Without the pictures, write out all the lines below exactly as they appear.

►

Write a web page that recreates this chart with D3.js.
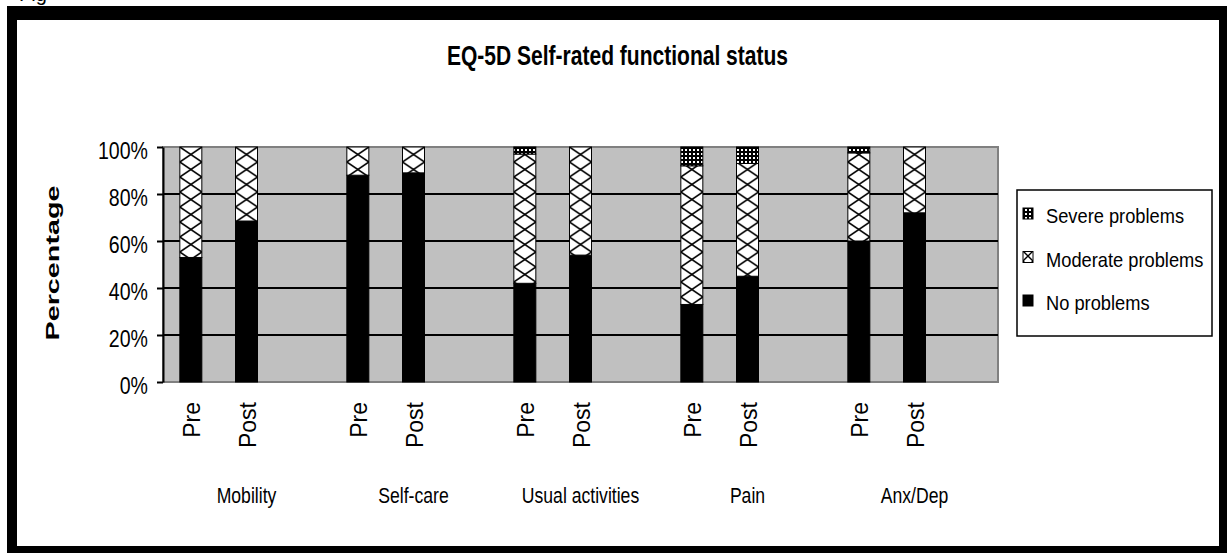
<!DOCTYPE html>
<html><head><meta charset="utf-8">
<script src="https://cdn.jsdelivr.net/npm/d3@7"></script>
<style>html,body{margin:0;padding:0;background:#fff;overflow:hidden}</style>
</head><body><svg id="c" width="1227" height="553"></svg>
<script>
// ---------------- data ----------------
const categories = ["Mobility", "Self-care", "Usual activities", "Pain", "Anx/Dep"];
const timepoints = ["Pre", "Post"];
// order: Mobility Pre, Mobility Post, Self-care Pre, Self-care Post, ...
const noProblems       = [53, 68.5, 88, 89, 42, 54, 33, 45, 60, 72];
const moderateProblems = [47, 31.5, 12, 11, 55, 46, 59, 48, 37.5, 28];
const severeProblems   = [0, 0, 0, 0, 3, 0, 8, 7, 2.5, 0];
const yTicks = [0, 20, 40, 60, 80, 100];
const legendNames = ["Severe problems", "Moderate problems", "No problems"];
const titleText = "EQ-5D Self-rated functional status";
const yAxisLabel = "Percentage";

// ---------------- setup ----------------
const FONT = "'Liberation Sans', Arial, Helvetica, sans-serif";
const W = 1227, H = 553;
const svg = d3.select("#c");
const defs = svg.append("defs");

function condense(sel, f) {
  sel.each(function () {
    const w = this.getComputedTextLength();
    this.setAttribute("textLength", w * f);
    this.setAttribute("lengthAdjust", "spacingAndGlyphs");
  });
}

svg.append("rect").attr("width", W).attr("height", H).attr("fill", "#fff");
svg.append("text").attr("x", 19).attr("y", 1).attr("font-family", FONT)
  .attr("font-size", 20).attr("fill", "#000").text("Fig");

// outer frame
svg.append("rect").attr("x", 7).attr("y", 6).attr("width", W - 7).attr("height", H - 6).attr("fill", "#000");
svg.append("rect").attr("x", 17).attr("y", 20).attr("width", 1219 - 17).attr("height", 546 - 20).attr("fill", "#fff");

const plot = { left: 163, right: 998, top: 147, bottom: 382 };
const slots = categories.flatMap(c => [c + "|Pre", c + "|Post", c + "|gap"]);
const x = d3.scaleBand().domain(slots).range([plot.left, plot.right])
  .paddingInner(0.605).paddingOuter(0.3025);
const y = d3.scaleLinear().domain([0, 100]).range([plot.bottom, plot.top]);
const bw = x.bandwidth();

const rows = categories.flatMap((c, ci) => timepoints.map((t, ti) => ({
  cat: c, time: t, key: c + "|" + t,
  no: noProblems[ci * 2 + ti], mod: moderateProblems[ci * 2 + ti], sev: severeProblems[ci * 2 + ti]
})));
const stack = d3.stack().keys(["no", "mod", "sev"])(rows);

// patterns
const sevPat = defs.append("pattern").attr("id", "sev").attr("patternUnits", "userSpaceOnUse")
  .attr("width", 4).attr("height", 4);
sevPat.append("rect").attr("width", 4).attr("height", 4).attr("fill", "#000");
sevPat.append("rect").attr("x", 1).attr("y", 1).attr("width", 2).attr("height", 2).attr("fill", "#fff");

rows.forEach((r, i) => {
  const p = defs.append("pattern").attr("id", "mod" + i).attr("patternUnits", "userSpaceOnUse")
    .attr("x", x(r.key)).attr("y", y(100)).attr("width", bw).attr("height", 15);
  p.append("rect").attr("width", bw).attr("height", 15).attr("fill", "#fff");
  p.append("path").attr("d", `M0,0L${bw},15M${bw},0L0,15`).attr("stroke", "#000")
    .attr("stroke-width", 1.6).attr("fill", "none");
});
const lp = defs.append("pattern").attr("id", "modLeg").attr("patternUnits", "userSpaceOnUse")
  .attr("x", 1023).attr("y", 251).attr("width", 10).attr("height", 10);
lp.append("rect").attr("width", 10).attr("height", 10).attr("fill", "#fff");
lp.append("path").attr("d", "M0,0L10,10M10,0L0,10").attr("stroke", "#000").attr("stroke-width", 1.4);

// plot area
svg.append("rect").attr("x", plot.left).attr("y", plot.top)
  .attr("width", plot.right - plot.left).attr("height", plot.bottom - plot.top)
  .attr("fill", "#c0c0c0").attr("stroke", "#808080").attr("stroke-width", 2);

// gridlines
svg.append("g").selectAll("line").data(yTicks.filter(d => d > 0 && d < 100)).join("line")
  .attr("x1", plot.left).attr("x2", plot.right)
  .attr("y1", d => y(d)).attr("y2", d => y(d))
  .attr("stroke", "#000").attr("stroke-width", 2);

// bars
const fills = {
  no: () => "#000",
  mod: (d, i) => `url(#mod${i})`,
  sev: () => "url(#sev)"
};
stack.forEach(s => {
  svg.append("g").selectAll("rect").data(s).join("rect")
    .attr("x", d => x(d.data.key))
    .attr("width", bw)
    .attr("y", d => y(d[1]))
    .attr("height", d => y(d[0]) - y(d[1]))
    .attr("fill", (d, i) => fills[s.key](d, i))
    .attr("stroke", "#000").attr("stroke-width", 1)
    .attr("display", d => (d[1] - d[0]) > 0 ? null : "none");
});

// y axis
const yAxis = svg.append("g").attr("transform", `translate(${plot.left},0)`)
  .call(d3.axisLeft(y).tickValues(yTicks).tickFormat(d => d + "%").tickSize(6).tickSizeOuter(0));
yAxis.select(".domain").attr("stroke", "#000").attr("stroke-width", 2);
yAxis.selectAll(".tick line").attr("stroke", "#000").attr("stroke-width", 2);
yAxis.selectAll(".tick text").attr("font-family", FONT).attr("font-size", 23).attr("fill", "#000")
  .attr("x", -15).attr("dy", "0.52em").call(condense, 0.85);

// x axis (Pre/Post labels)
const xAxis = svg.append("g").attr("transform", `translate(0,${plot.bottom})`)
  .call(d3.axisBottom(x).tickValues(rows.map(r => r.key)).tickFormat(k => k.split("|")[1]).tickSize(0));
xAxis.select(".domain").remove();
xAxis.selectAll(".tick text").attr("font-family", FONT).attr("font-size", 23).attr("fill", "#000")
  .attr("transform", "rotate(-90)").attr("text-anchor", "end")
  .attr("x", -20).attr("y", 9).attr("dy", 0);

// category labels
svg.append("g").selectAll("text").data(categories).join("text")
  .attr("x", c => x(c + "|Post") + bw / 2).attr("y", 503)
  .attr("text-anchor", "middle").attr("font-family", FONT).attr("font-size", 22).attr("fill", "#000")
  .text(c => c).call(condense, 0.8);

// title
svg.append("text").attr("x", 617.5).attr("y", 65).attr("text-anchor", "middle")
  .attr("font-family", FONT).attr("font-size", 28).attr("font-weight", "bold").attr("fill", "#000")
  .text(titleText).attr("textLength", 341).attr("lengthAdjust", "spacingAndGlyphs");

// y label
svg.append("text").attr("transform", "translate(59,263) rotate(-90)").attr("text-anchor", "middle")
  .attr("font-family", FONT).attr("font-size", 18).attr("font-weight", "bold").attr("fill", "#000")
  .text(yAxisLabel).attr("textLength", 155).attr("lengthAdjust", "spacingAndGlyphs");

// legend
const leg = svg.append("g");
leg.append("rect").attr("x", 1017).attr("y", 190).attr("width", 195).attr("height", 146)
  .attr("fill", "#fff").attr("stroke", "#000").attr("stroke-width", 1.5);
const legFills = ["url(#sev)", "url(#modLeg)", "#000"];
const legBase = [223, 266.5, 310];
legendNames.forEach((n, i) => {
  leg.append("rect").attr("x", 1023).attr("y", legBase[i] - 15).attr("width", 10).attr("height", 11)
    .attr("fill", legFills[i]).attr("stroke", "#000").attr("stroke-width", 1);
  leg.append("text").attr("x", 1046).attr("y", legBase[i]).attr("font-family", FONT)
    .attr("font-size", 21).attr("fill", "#000").text(n).call(condense, 0.87);
});
</script></body></html>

◄

● Reply to the exercise:
Write a web page that recreates this chart with D3.js.
<!DOCTYPE html>
<html><head><meta charset="utf-8">
<script src="https://cdn.jsdelivr.net/npm/d3@7"></script>
<style>html,body{margin:0;padding:0;background:#fff;overflow:hidden}</style>
</head><body><svg id="c" width="1227" height="553"></svg>
<script>
// ---------------- data ----------------
const categories = ["Mobility", "Self-care", "Usual activities", "Pain", "Anx/Dep"];
const timepoints = ["Pre", "Post"];
// order: Mobility Pre, Mobility Post, Self-care Pre, Self-care Post, ...
const noProblems       = [53, 68.5, 88, 89, 42, 54, 33, 45, 60, 72];
const moderateProblems = [47, 31.5, 12, 11, 55, 46, 59, 48, 37.5, 28];
const severeProblems   = [0, 0, 0, 0, 3, 0, 8, 7, 2.5, 0];
const yTicks = [0, 20, 40, 60, 80, 100];
const legendNames = ["Severe problems", "Moderate problems", "No problems"];
const titleText = "EQ-5D Self-rated functional status";
const yAxisLabel = "Percentage";

// ---------------- setup ----------------
const FONT = "'Liberation Sans', Arial, Helvetica, sans-serif";
const W = 1227, H = 553;
const svg = d3.select("#c");
const defs = svg.append("defs");

function condense(sel, f) {
  sel.each(function () {
    const w = this.getComputedTextLength();
    this.setAttribute("textLength", w * f);
    this.setAttribute("lengthAdjust", "spacingAndGlyphs");
  });
}

svg.append("rect").attr("width", W).attr("height", H).attr("fill", "#fff");
svg.append("text").attr("x", 19).attr("y", 1).attr("font-family", FONT)
  .attr("font-size", 20).attr("fill", "#000").text("Fig");

// outer frame
svg.append("rect").attr("x", 7).attr("y", 6).attr("width", W - 7).attr("height", H - 6).attr("fill", "#000");
svg.append("rect").attr("x", 17).attr("y", 20).attr("width", 1219 - 17).attr("height", 546 - 20).attr("fill", "#fff");

const plot = { left: 163, right: 998, top: 147, bottom: 382 };
const slots = categories.flatMap(c => [c + "|Pre", c + "|Post", c + "|gap"]);
const x = d3.scaleBand().domain(slots).range([plot.left, plot.right])
  .paddingInner(0.605).paddingOuter(0.3025);
const y = d3.scaleLinear().domain([0, 100]).range([plot.bottom, plot.top]);
const bw = x.bandwidth();

const rows = categories.flatMap((c, ci) => timepoints.map((t, ti) => ({
  cat: c, time: t, key: c + "|" + t,
  no: noProblems[ci * 2 + ti], mod: moderateProblems[ci * 2 + ti], sev: severeProblems[ci * 2 + ti]
})));
const stack = d3.stack().keys(["no", "mod", "sev"])(rows);

// patterns
const sevPat = defs.append("pattern").attr("id", "sev").attr("patternUnits", "userSpaceOnUse")
  .attr("width", 4).attr("height", 4);
sevPat.append("rect").attr("width", 4).attr("height", 4).attr("fill", "#000");
sevPat.append("rect").attr("x", 1).attr("y", 1).attr("width", 2).attr("height", 2).attr("fill", "#fff");

rows.forEach((r, i) => {
  const p = defs.append("pattern").attr("id", "mod" + i).attr("patternUnits", "userSpaceOnUse")
    .attr("x", x(r.key)).attr("y", y(100)).attr("width", bw).attr("height", 15);
  p.append("rect").attr("width", bw).attr("height", 15).attr("fill", "#fff");
  p.append("path").attr("d", `M0,0L${bw},15M${bw},0L0,15`).attr("stroke", "#000")
    .attr("stroke-width", 1.6).attr("fill", "none");
});
const lp = defs.append("pattern").attr("id", "modLeg").attr("patternUnits", "userSpaceOnUse")
  .attr("x", 1023).attr("y", 251).attr("width", 10).attr("height", 10);
lp.append("rect").attr("width", 10).attr("height", 10).attr("fill", "#fff");
lp.append("path").attr("d", "M0,0L10,10M10,0L0,10").attr("stroke", "#000").attr("stroke-width", 1.4);

// plot area
svg.append("rect").attr("x", plot.left).attr("y", plot.top)
  .attr("width", plot.right - plot.left).attr("height", plot.bottom - plot.top)
  .attr("fill", "#c0c0c0").attr("stroke", "#808080").attr("stroke-width", 2);

// gridlines
svg.append("g").selectAll("line").data(yTicks.filter(d => d > 0 && d < 100)).join("line")
  .attr("x1", plot.left).attr("x2", plot.right)
  .attr("y1", d => y(d)).attr("y2", d => y(d))
  .attr("stroke", "#000").attr("stroke-width", 2);

// bars
const fills = {
  no: () => "#000",
  mod: (d, i) => `url(#mod${i})`,
  sev: () => "url(#sev)"
};
stack.forEach(s => {
  svg.append("g").selectAll("rect").data(s).join("rect")
    .attr("x", d => x(d.data.key))
    .attr("width", bw)
    .attr("y", d => y(d[1]))
    .attr("height", d => y(d[0]) - y(d[1]))
    .attr("fill", (d, i) => fills[s.key](d, i))
    .attr("stroke", "#000").attr("stroke-width", 1)
    .attr("display", d => (d[1] - d[0]) > 0 ? null : "none");
});

// y axis
const yAxis = svg.append("g").attr("transform", `translate(${plot.left},0)`)
  .call(d3.axisLeft(y).tickValues(yTicks).tickFormat(d => d + "%").tickSize(6).tickSizeOuter(0));
yAxis.select(".domain").attr("stroke", "#000").attr("stroke-width", 2);
yAxis.selectAll(".tick line").attr("stroke", "#000").attr("stroke-width", 2);
yAxis.selectAll(".tick text").attr("font-family", FONT).attr("font-size", 23).attr("fill", "#000")
  .attr("x", -15).attr("dy", "0.52em").call(condense, 0.85);

// x axis (Pre/Post labels)
const xAxis = svg.append("g").attr("transform", `translate(0,${plot.bottom})`)
  .call(d3.axisBottom(x).tickValues(rows.map(r => r.key)).tickFormat(k => k.split("|")[1]).tickSize(0));
xAxis.select(".domain").remove();
xAxis.selectAll(".tick text").attr("font-family", FONT).attr("font-size", 23).attr("fill", "#000")
  .attr("transform", "rotate(-90)").attr("text-anchor", "end")
  .attr("x", -20).attr("y", 9).attr("dy", 0);

// category labels
svg.append("g").selectAll("text").data(categories).join("text")
  .attr("x", c => x(c + "|Post") + bw / 2).attr("y", 503)
  .attr("text-anchor", "middle").attr("font-family", FONT).attr("font-size", 22).attr("fill", "#000")
  .text(c => c).call(condense, 0.8);

// title
svg.append("text").attr("x", 617.5).attr("y", 65).attr("text-anchor", "middle")
  .attr("font-family", FONT).attr("font-size", 28).attr("font-weight", "bold").attr("fill", "#000")
  .text(titleText).attr("textLength", 341).attr("lengthAdjust", "spacingAndGlyphs");

// y label
svg.append("text").attr("transform", "translate(59,263) rotate(-90)").attr("text-anchor", "middle")
  .attr("font-family", FONT).attr("font-size", 18).attr("font-weight", "bold").attr("fill", "#000")
  .text(yAxisLabel).attr("textLength", 155).attr("lengthAdjust", "spacingAndGlyphs");

// legend
const leg = svg.append("g");
leg.append("rect").attr("x", 1017).attr("y", 190).attr("width", 195).attr("height", 146)
  .attr("fill", "#fff").attr("stroke", "#000").attr("stroke-width", 1.5);
const legFills = ["url(#sev)", "url(#modLeg)", "#000"];
const legBase = [223, 266.5, 310];
legendNames.forEach((n, i) => {
  leg.append("rect").attr("x", 1023).attr("y", legBase[i] - 15).attr("width", 10).attr("height", 11)
    .attr("fill", legFills[i]).attr("stroke", "#000").attr("stroke-width", 1);
  leg.append("text").attr("x", 1046).attr("y", legBase[i]).attr("font-family", FONT)
    .attr("font-size", 21).attr("fill", "#000").text(n).call(condense, 0.87);
});
</script></body></html>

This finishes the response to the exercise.